There are two clear interesting outliers (possibly 3) here, which I have marked with a blue and a red arrow.
  • The blue arrow shows that a really inconsistent BG Meter leads to a poor CGM behavior. This was caught by my initial data consistency check when data was sent. I contacted that particular user and he/she confirmed that, indeed, their BG meter had been awful. (either because it is intrinsically bad or because the procedure isn't correct). 
  • The red arrow was much more interesting: the BG meter seemed almost perfect, yet the CGM correlation was awful. What could be the reason? It turns out that more than 90% of the double calibrations introduced by that user were identical. Given the typical consistency of BG meters, this is too good to be true and indeed was: a single finger prick value was entered twice for the initial calibration.
Let's stop here for a moment: that behavior is perfectly understandable from a real life point of view. The patient might hate finger pricks, which may be one of the reasons why he/she got interested in the CGM in the first place. Why not do one and enter it twice? While the manual advises against it, it seems at first sight harmless enough if one feels the value is ok...

The problem is that the initial double calibration serves a very specific and important purpose: it increases the precision of the inherently imprecise BG meter measurement by a factor of 1.4 by diminishing the measurement noise. This is, in general, called oversampling. The complete mathematical justification of this is beyond the scope of this blog post but, if you are interested by the issue, you can start by reading the "noise" section of that wikipedia article on oversampling. Each BG meter measurement contains a part of signal and a part of noise. It is not a magic bullet: if the noise is uncorrelated (for example depends on the intrinsic imprecision of the behavior of the measuring system) you get the full benefit, in other cases it depends. If you have glucose on one finger and not on the other, the impact of the error will be reduced.

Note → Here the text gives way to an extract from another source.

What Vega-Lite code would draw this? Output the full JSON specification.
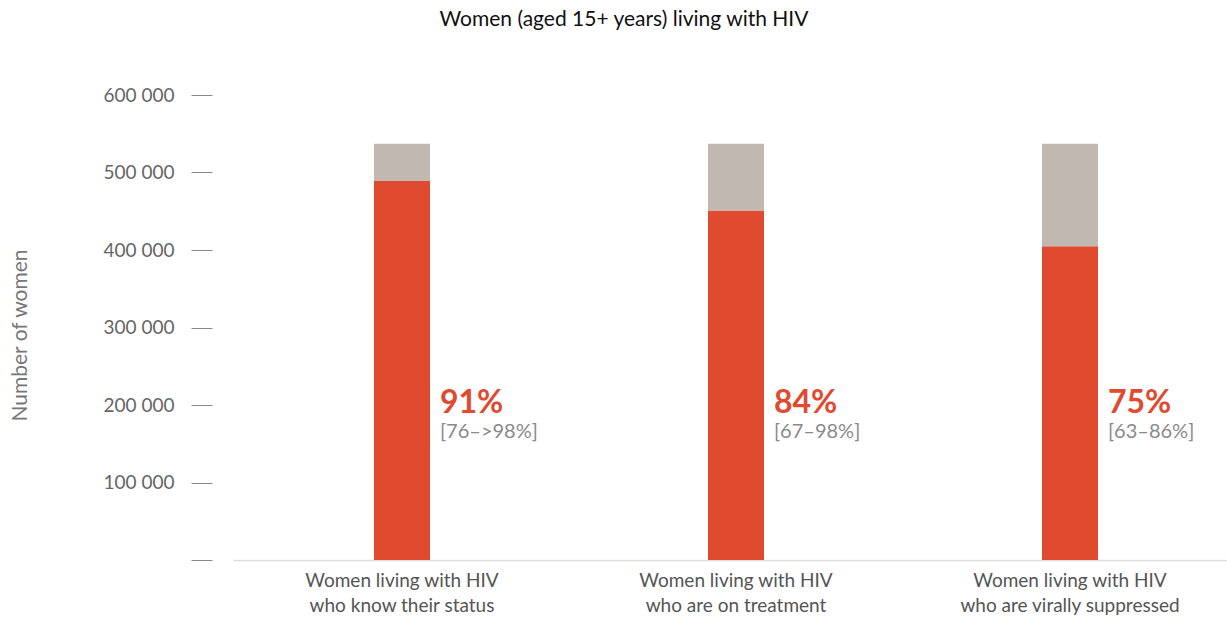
{
  "$schema": "https://vega.github.io/schema/vega-lite/v6.json",
  "autosize": {"type": "none"},
  "width": 1006,
  "height": 465,
  "padding": {"left": 233, "top": 95, "right": 0, "bottom": 58},
  "background": "white",
  "config": {"view": {"stroke": null}, "font": "Lato"},
  "title": {
    "text": "Women (aged 15+ years) living with HIV",
    "anchor": "middle",
    "frame": "group",
    "dx": -112,
    "offset": 56,
    "fontSize": 21,
    "fontWeight": "normal",
    "color": "#111111",
    "font": "Lato"
  },
  "datasets": {
    "bars": [
      {"category": "Women living with HIV|who know their status", "part": "a", "value": 489000},
      {"category": "Women living with HIV|who know their status", "part": "b", "value": 48000},
      {"category": "Women living with HIV|who are on treatment", "part": "a", "value": 451000},
      {"category": "Women living with HIV|who are on treatment", "part": "b", "value": 86000},
      {"category": "Women living with HIV|who are virally suppressed", "part": "a", "value": 405000},
      {"category": "Women living with HIV|who are virally suppressed", "part": "b", "value": 132000}
    ],
    "labels": [
      {"category": "Women living with HIV|who know their status", "pct": "91%", "range": "[76–>98%]", "pos": 202000, "rpos": 165000},
      {"category": "Women living with HIV|who are on treatment", "pct": "84%", "range": "[67–98%]", "pos": 202000, "rpos": 165000},
      {"category": "Women living with HIV|who are virally suppressed", "pct": "75%", "range": "[63–86%]", "pos": 202000, "rpos": 165000}
    ]
  },
  "layer": [
    {
      "data": {"name": "bars"},
      "mark": {"type": "bar", "size": 56},
      "encoding": {
        "x": {
          "field": "category", "type": "nominal", "sort": null,
          "scale": {"paddingInner": 0, "paddingOuter": 0.006},
          "axis": {
            "title": null, "labelAngle": 0, "ticks": false,
            "domainColor": "#dddddd", "domainWidth": 1.5,
            "labelExpr": "split(datum.label, '|')",
            "labelFontSize": 19, "labelColor": "#555555", "labelPadding": 11,
            "labelLineHeight": 25, "labelFont": "Lato", "labelLimit": 400
          }
        },
        "y": {
          "field": "value", "type": "quantitative", "stack": "zero",
          "scale": {"domain": [0, 600000], "nice": false},
          "axis": {
            "title": "Number of women", "titleFontSize": 21, "titleColor": "#777777",
            "titleFontWeight": "normal", "titleFont": "Lato", "titleX": -182, "titleY": 240,
            "values": [0, 100000, 200000, 300000, 400000, 500000, 600000],
            "labelExpr": "datum.value == 0 ? '' : format(datum.value / 1000, 'd') + ' 000'",
            "labelFontSize": 19, "labelColor": "#666666", "labelFont": "Lato",
            "labelPadding": 17, "offset": 21, "tickSize": 21, "tickColor": "#888888",
            "domain": false, "grid": false
          }
        },
        "color": {
          "field": "part", "type": "nominal", "legend": null,
          "scale": {"domain": ["a", "b"], "range": ["#e04a2f", "#c1b8b1"]}
        },
        "order": {"field": "part", "type": "nominal", "sort": "ascending"}
      }
    },
    {
      "data": {"name": "labels"},
      "mark": {"type": "text", "align": "left", "baseline": "middle", "dx": 38, "fontSize": 32, "fontWeight": "bold", "color": "#e04a2f", "font": "Lato"},
      "encoding": {
        "x": {"field": "category", "type": "nominal", "sort": null},
        "y": {"field": "pos", "type": "quantitative"},
        "text": {"field": "pct"}
      }
    },
    {
      "data": {"name": "labels"},
      "mark": {"type": "text", "align": "left", "baseline": "middle", "dx": 38, "fontSize": 20, "color": "#8a8a8a", "font": "Lato"},
      "encoding": {
        "x": {"field": "category", "type": "nominal", "sort": null},
        "y": {"field": "rpos", "type": "quantitative"},
        "text": {"field": "range"}
      }
    }
  ]
}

Note 1: this is probably the reason why the new Medtronic sensors have 4 sensing wires. Medtronic is clearly behind Dexcom and others in terms of the quality of its single wire CGM. Having 4 sensors improves the consistency of the signal by a factor of 2.

Note 2:  by itself, oversampling does not improve the accuracy of a measure: if you have an inaccurate measure (for example bad sensor or glucose on both fingers) you will get a better (less noisy) bad measure. Oversampling reduces the noise in the measurement which improves consistency - if your sensing process is accurate, your measure becomes more consistently accurate.

First practical conclusions
  • use a consistent BG Meter with a decent procedure (wash hands, enough blood...)
  • do not skip the initial double calibration.